Unfortunately, courts that have found a constitutional right to same-sex marriage have been blind to the range of religious-liberty issues.  Like Judge Walker, the California Supreme Court in In re Marriage Cases (2008) found that same-sex civil marriage “will not impinge upon the religious freedom of” anyone, for two reasons: “no religion will be required to change its religious policies or practices with regard to same-sex couples, and no religious officiant will be required to solemnize a marriage in contravention of his or her religious beliefs.”  The first reason overlooks the reach of antidiscrimination and public-accommodations laws; the second indefensibly limits religious-freedom concerns to the church ceremony and the clergyperson.

It’s understandable that judges ruling on gay marriage would avoid opining on the whole range of possible conflicts with religious liberty.  Courts by nature discuss only the precise issues before them.  But the narrow judicial references also reflect that constitutional doctrine on the free exercise of religion has become quite weak.  Both the U.S. Supreme Court, in Employment Division v. Smith (1990), and the California Supreme Court, under the state constitution, have held that courts should not order an accommodation from “laws of general applicability” that are formally neutral toward religion.  Presumably, this includes laws prohibiting discrimination against same-sex couples.

Therefore, once the California Supreme Court ordered same-sex marriage, voters could understandably lack any confidence that religious-liberty concerns would ultimately be addressed and given weight.  In that context, I believe, voters had a rational basis for rejecting same-sex marriage.  As the Becket Fund for Religious Liberty argued in an amicus brief in Perry, “Since the California Supreme Court left Californians with an all-or-nothing choice between same-sex marriage and full protection for the rights of conscience, Proposition 8 was an entirely rational response to the threat to religious liberty.”  Concern for religious liberty in no way amounts to irrational bigotry or prejudice; it stems from a fundamental value in our constitutional and political system.  That courts are unwilling to protect religious exercise vigorously in constitutional cases is a reason for – not against – protection of that right through political decisions (the U.S. Supreme Court in Smith expressly invited the political branches to accommodate religion).

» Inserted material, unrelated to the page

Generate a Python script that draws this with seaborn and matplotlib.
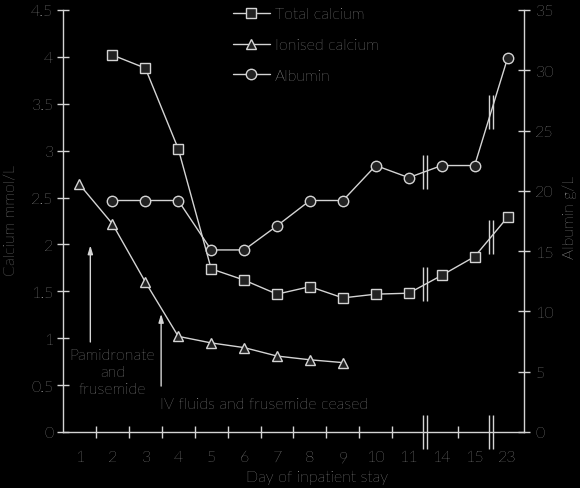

Although I think Proposition 8 was therefore rational, it would be fairer to all to recognize gay marriage and accommodate religious liberty.  The record shows that legislatures have done better than courts in striking this balance.  That makes sense for institutional reasons: while a court focuses on the case before it, a legislature can take evidence on the range of situations that might be affected by its action.  One by one in recent years, legislatures have acted as “laboratories of experimentation” and provided data, however imperfect, on how best to balance religious liberty with access to marriage.  I believe that legislative superiority in striking such balances is one reason why legislation recognizing same-sex marriage is preferable to constitutional decision-making – preferable especially to a single decision by the U.S. Supreme Court requiring equal marriage in all fifty states.

If courts declare gay-marriage rights, however – whether state courts or the U.S. Supreme Court – they must do a better job on religious liberty than they have so far.  They should expressly acknowledge the broad range of potential conflicts.  And if they are not going to order religious accommodations as constitutional mandates, they should expressly encourage state legislatures to consider them as wise policy.